Output the lines exactly, from the one where "Emit a component" appears through the one where "import * as d3 from 'd3'" appears. Images are left out.

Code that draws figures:
--- START ---

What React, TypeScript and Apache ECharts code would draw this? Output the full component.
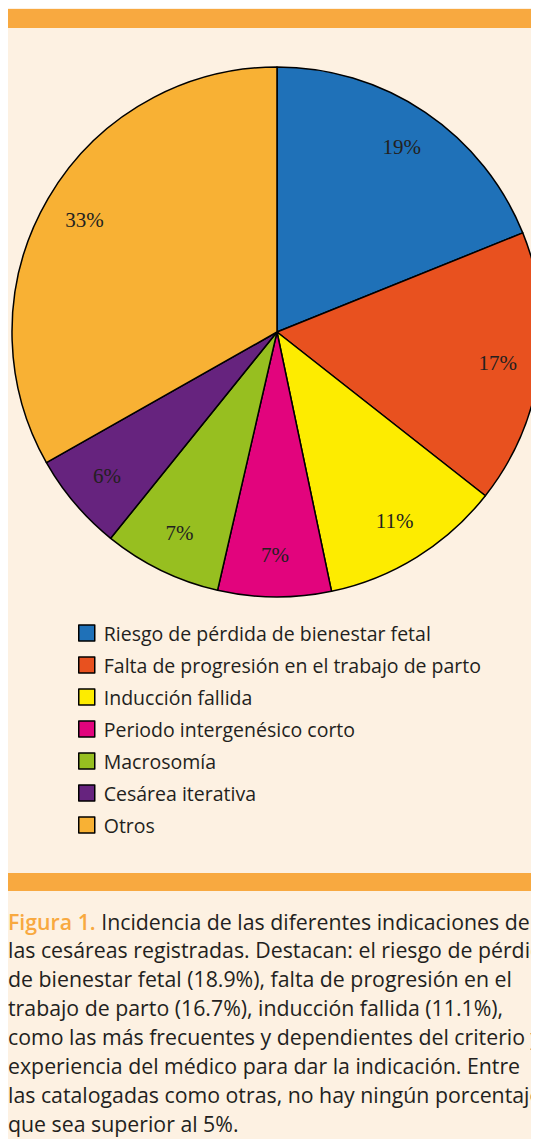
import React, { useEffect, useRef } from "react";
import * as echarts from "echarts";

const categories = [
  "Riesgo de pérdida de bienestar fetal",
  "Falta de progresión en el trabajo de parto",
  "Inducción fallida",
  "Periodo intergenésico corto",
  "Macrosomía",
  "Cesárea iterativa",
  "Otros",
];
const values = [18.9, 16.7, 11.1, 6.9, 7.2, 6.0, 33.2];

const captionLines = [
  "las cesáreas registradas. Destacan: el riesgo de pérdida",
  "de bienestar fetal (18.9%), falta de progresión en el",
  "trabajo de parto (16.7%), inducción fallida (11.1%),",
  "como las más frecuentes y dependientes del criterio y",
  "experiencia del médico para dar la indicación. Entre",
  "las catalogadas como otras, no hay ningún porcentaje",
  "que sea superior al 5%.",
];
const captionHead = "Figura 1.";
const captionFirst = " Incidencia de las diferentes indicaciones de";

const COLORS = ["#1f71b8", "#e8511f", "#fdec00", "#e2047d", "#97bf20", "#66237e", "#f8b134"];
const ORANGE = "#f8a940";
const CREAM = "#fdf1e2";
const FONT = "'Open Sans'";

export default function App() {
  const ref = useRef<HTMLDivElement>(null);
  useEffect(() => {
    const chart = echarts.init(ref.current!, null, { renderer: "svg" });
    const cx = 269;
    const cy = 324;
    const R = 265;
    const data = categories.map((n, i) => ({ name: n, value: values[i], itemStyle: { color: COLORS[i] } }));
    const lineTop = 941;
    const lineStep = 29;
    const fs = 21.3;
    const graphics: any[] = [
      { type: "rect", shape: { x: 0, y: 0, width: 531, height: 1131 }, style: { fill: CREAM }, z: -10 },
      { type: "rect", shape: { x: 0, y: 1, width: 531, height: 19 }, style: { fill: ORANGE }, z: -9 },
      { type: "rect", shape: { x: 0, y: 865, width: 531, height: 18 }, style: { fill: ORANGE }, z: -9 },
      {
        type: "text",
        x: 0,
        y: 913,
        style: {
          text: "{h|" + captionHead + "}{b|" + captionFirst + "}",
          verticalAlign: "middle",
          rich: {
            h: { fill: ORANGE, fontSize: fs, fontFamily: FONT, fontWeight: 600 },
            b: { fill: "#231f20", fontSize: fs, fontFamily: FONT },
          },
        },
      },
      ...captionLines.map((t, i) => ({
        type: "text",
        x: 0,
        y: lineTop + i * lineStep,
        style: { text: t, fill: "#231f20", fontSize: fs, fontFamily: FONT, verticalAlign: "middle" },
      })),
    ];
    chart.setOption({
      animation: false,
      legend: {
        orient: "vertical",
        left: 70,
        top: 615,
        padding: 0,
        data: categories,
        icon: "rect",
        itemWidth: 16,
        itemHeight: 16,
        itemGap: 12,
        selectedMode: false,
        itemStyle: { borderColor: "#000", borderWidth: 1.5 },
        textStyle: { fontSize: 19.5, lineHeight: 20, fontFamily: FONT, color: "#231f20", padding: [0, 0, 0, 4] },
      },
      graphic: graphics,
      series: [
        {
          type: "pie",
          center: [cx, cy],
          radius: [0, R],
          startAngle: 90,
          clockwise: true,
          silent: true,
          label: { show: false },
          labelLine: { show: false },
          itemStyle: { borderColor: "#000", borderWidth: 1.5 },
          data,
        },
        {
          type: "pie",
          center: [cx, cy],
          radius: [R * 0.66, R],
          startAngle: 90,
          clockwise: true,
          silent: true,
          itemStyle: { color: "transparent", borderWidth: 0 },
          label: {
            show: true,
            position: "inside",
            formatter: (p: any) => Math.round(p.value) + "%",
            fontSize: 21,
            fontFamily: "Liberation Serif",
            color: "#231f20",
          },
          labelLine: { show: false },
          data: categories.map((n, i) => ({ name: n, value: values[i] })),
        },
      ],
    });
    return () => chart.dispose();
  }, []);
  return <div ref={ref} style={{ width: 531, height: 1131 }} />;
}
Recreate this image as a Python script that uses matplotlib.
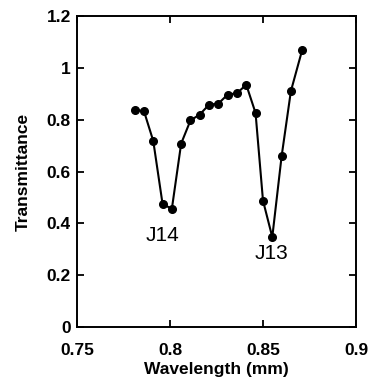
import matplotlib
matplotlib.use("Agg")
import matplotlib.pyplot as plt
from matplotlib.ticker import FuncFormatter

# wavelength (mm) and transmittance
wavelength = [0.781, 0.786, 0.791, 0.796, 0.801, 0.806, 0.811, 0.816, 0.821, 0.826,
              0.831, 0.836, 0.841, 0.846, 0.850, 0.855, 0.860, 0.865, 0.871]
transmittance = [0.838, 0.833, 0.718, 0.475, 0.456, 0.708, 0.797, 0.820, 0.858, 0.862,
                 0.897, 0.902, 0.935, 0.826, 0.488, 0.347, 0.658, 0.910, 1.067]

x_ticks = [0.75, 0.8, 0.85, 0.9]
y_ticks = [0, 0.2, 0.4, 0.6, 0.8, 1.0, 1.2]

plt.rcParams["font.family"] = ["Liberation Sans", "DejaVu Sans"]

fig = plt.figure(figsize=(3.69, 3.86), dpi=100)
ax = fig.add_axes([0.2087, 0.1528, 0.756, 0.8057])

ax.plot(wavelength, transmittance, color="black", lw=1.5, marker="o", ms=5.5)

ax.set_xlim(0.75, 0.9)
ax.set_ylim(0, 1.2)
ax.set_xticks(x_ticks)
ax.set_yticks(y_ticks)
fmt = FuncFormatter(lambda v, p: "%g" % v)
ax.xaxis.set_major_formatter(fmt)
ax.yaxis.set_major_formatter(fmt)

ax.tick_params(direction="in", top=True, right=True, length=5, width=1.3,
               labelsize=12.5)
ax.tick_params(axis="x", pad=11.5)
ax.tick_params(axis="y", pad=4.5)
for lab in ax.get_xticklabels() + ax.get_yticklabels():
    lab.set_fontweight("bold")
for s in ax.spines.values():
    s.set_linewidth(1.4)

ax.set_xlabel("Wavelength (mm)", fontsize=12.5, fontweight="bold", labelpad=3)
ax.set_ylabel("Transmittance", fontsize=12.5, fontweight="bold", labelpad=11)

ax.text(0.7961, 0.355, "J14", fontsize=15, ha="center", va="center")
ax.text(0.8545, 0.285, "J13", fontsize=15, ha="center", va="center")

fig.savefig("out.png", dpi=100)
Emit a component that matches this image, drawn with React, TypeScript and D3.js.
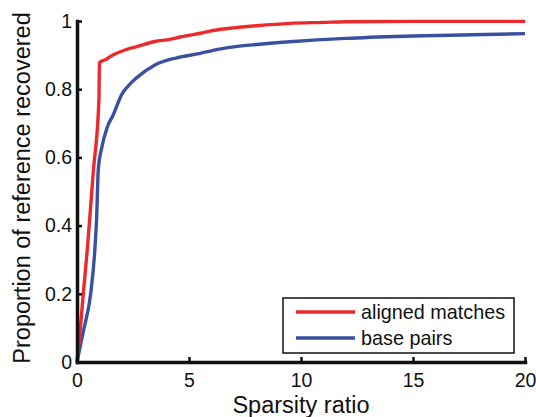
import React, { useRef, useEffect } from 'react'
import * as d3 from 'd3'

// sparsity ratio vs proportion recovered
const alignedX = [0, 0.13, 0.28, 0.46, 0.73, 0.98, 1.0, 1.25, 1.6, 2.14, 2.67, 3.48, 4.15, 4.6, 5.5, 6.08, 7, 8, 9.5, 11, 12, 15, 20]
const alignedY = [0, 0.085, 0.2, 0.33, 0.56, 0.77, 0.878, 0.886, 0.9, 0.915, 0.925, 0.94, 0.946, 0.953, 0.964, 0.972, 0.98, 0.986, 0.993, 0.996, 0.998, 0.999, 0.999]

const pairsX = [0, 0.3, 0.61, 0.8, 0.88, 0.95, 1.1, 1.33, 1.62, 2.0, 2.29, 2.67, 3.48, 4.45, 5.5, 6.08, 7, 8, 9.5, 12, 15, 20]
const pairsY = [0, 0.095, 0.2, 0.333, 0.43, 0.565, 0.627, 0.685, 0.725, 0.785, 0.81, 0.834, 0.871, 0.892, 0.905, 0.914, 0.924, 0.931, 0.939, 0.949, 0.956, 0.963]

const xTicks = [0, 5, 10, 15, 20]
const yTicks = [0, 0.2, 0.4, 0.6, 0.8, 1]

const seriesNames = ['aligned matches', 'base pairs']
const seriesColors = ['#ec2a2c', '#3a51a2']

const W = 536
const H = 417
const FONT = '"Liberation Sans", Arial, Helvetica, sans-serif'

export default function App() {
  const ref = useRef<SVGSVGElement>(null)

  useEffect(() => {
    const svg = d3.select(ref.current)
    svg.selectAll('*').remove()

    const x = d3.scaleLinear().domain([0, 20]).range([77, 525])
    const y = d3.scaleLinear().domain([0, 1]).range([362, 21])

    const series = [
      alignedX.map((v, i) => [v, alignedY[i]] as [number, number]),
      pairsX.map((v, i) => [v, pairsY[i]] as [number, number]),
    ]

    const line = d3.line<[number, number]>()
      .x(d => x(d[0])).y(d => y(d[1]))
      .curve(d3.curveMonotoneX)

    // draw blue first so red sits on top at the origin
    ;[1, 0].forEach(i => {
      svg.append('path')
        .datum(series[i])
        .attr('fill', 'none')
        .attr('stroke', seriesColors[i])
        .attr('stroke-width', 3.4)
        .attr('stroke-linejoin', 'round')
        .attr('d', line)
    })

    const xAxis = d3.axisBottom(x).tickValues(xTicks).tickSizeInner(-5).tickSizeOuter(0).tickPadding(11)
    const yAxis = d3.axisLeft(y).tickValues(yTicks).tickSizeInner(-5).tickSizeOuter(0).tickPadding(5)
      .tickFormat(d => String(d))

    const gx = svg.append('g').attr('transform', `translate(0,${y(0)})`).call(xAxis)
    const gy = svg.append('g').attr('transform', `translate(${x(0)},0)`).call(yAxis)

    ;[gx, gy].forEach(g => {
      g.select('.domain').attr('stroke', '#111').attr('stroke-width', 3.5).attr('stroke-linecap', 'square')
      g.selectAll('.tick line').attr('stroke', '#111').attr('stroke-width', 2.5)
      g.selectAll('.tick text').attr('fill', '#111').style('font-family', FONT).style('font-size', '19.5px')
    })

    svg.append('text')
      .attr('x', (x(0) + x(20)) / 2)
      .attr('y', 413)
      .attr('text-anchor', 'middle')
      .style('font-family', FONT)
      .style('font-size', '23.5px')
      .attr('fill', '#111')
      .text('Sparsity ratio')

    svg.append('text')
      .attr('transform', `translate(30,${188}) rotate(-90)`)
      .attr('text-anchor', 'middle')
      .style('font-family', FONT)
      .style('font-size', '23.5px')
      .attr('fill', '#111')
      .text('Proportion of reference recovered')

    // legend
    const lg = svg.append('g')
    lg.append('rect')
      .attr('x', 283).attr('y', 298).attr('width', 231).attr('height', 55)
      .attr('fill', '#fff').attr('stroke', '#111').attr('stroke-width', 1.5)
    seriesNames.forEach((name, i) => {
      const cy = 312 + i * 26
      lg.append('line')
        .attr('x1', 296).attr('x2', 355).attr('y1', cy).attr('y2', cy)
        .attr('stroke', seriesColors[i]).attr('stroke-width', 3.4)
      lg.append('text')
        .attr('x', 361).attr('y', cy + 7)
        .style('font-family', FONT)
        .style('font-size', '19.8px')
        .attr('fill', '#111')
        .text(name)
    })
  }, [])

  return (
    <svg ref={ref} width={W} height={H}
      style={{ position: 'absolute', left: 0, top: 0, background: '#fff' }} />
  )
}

--- END ---

### Solved exercise
Emit a component that matches this image, drawn with React, TypeScript and D3.js.
import React, { useRef, useEffect } from 'react'
import * as d3 from 'd3'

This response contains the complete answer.